How can I improve my abstract thinking in real analysis?

[geoman]

Im currently taking an introduction to real analysis class and here's the problem. I do very well with all the math I've encountered before this. I'm really not doing well with the abstract nature of real analysis. I'm having trouble proving things in general because of the fact that i have choices in the way i prove them. I guess I am just not a very abstract thinker and I'm wondering if anyone has had the same problem and has a suggestion as to how i can study differently or w/e

thanks

 

[phreak]

The only way to study analysis is to get an intuitive grasp of it. This was supposed to be what calculus was all about too, but then that went to hell and calculus became about evaluating integrals instead of actually learning the concepts, which are really the only thing you need in calculus (since we have TI-89s to do our bidding).

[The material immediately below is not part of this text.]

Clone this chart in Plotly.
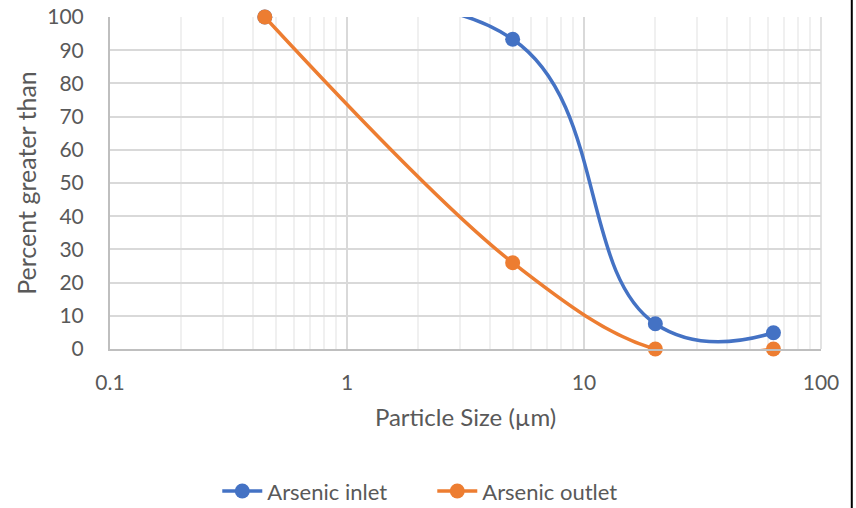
import plotly.graph_objects as go

# Particle size distribution (µm) and cumulative percent greater than
particle_size = [0.45, 5, 20, 63]
arsenic_inlet = [100, 93.3, 7.6, 4.9]
arsenic_outlet = [100, 26, 0, 0]

x_tick_vals = [0.1, 1, 10, 100]
x_tick_text = ["0.1", "1", "10", "100"]
y_tick_vals = list(range(0, 101, 10))

FONT = "Lato"
TEXT = "#595959"
BLUE = "#4472C4"
ORANGE = "#ED7D31"

fig = go.Figure()
fig.add_trace(go.Scatter(
    x=particle_size, y=arsenic_inlet, name="Arsenic inlet",
    mode="lines+markers", cliponaxis=False,
    line=dict(color=BLUE, width=3.5, shape="spline", smoothing=1.3),
    marker=dict(color=BLUE, size=15),
))
fig.add_trace(go.Scatter(
    x=particle_size, y=arsenic_outlet, name="Arsenic outlet",
    mode="lines+markers", cliponaxis=False,
    line=dict(color=ORANGE, width=3.5, shape="spline", smoothing=1),
    marker=dict(color=ORANGE, size=15),
))

fig.update_layout(
    width=856, height=508,
    margin=dict(l=110, r=35, t=17, b=159),
    plot_bgcolor="white", paper_bgcolor="white",
    font=dict(family=FONT, size=21, color=TEXT),
    showlegend=True,
    legend=dict(
        orientation="h", xref="container", x=0.505, xanchor="center",
        yref="container", y=0.033, yanchor="middle",
        font=dict(family=FONT, size=22, color=TEXT),
        itemwidth=40, entrywidth=160, traceorder="normal",
    ),
    xaxis=dict(
        type="log", range=[-1, 2], automargin=False,
        tickvals=x_tick_vals, ticktext=x_tick_text,
        tickfont=dict(family=FONT, size=21, color=TEXT),
        showgrid=True, gridcolor="#d9d9d9", gridwidth=1.5,
        minor=dict(dtick="D1", showgrid=True, gridcolor="#f0f0f0", gridwidth=1.5),
        showline=True, linecolor="#bfbfbf", linewidth=2,
        ticks="", ticklabelstandoff=14,
        zeroline=False,
        title=dict(text="Particle Size (µm)", standoff=16,
                   font=dict(family=FONT, size=24, color=TEXT)),
    ),
    yaxis=dict(
        range=[0, 100], tickvals=y_tick_vals, automargin=False,
        tickfont=dict(family=FONT, size=21, color=TEXT),
        showgrid=True, gridcolor="#d9d9d9", gridwidth=1.5,
        showline=True, linecolor="#bfbfbf", linewidth=2,
        ticks="", ticklabelstandoff=20,
        zeroline=False,
        title=dict(text="Percent greater than", standoff=4,
                   font=dict(family=FONT, size=25, color=TEXT)),
    ),
    shapes=[
        # right-hand border of the plot area
        dict(type="line", xref="paper", yref="paper", x0=1, x1=1, y0=0, y1=1,
             line=dict(color="#d9d9d9", width=1.5), layer="below"),
        # outer frame edge
        dict(type="line", xref="paper", yref="paper", x0=1.0433, x1=1.0433,
             y0=-0.6, y1=1.1, line=dict(color="black", width=2)),
    ],
)

fig.write_html("out.html")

Everything in analysis is very geometric, even though it's taught in rigorous mathematical language. Once you understand the geometric notions, there's really no problem: to solve problems, just solve them geometrically, then convert your thoughts into mathematics. This takes a lot of time to get used to, but after a few months, you'll think it's trivial.

 

[owlpride]

I agree with phreak. In an elementary analysis course, the best way to approach most proofs is to draw a picture or two. Maybe try constructing a counterexample and see why you cannot. Or omit the hypotheses one by one and construct a counterexample for each case, to see why you need every single hypothesis. Once you have an intuitive idea of why a theorem is true, try to convert your thoughts into a rigorous argument. Luckily that's a lot more straight forward in elementary analysis than in a lot of other branches of math.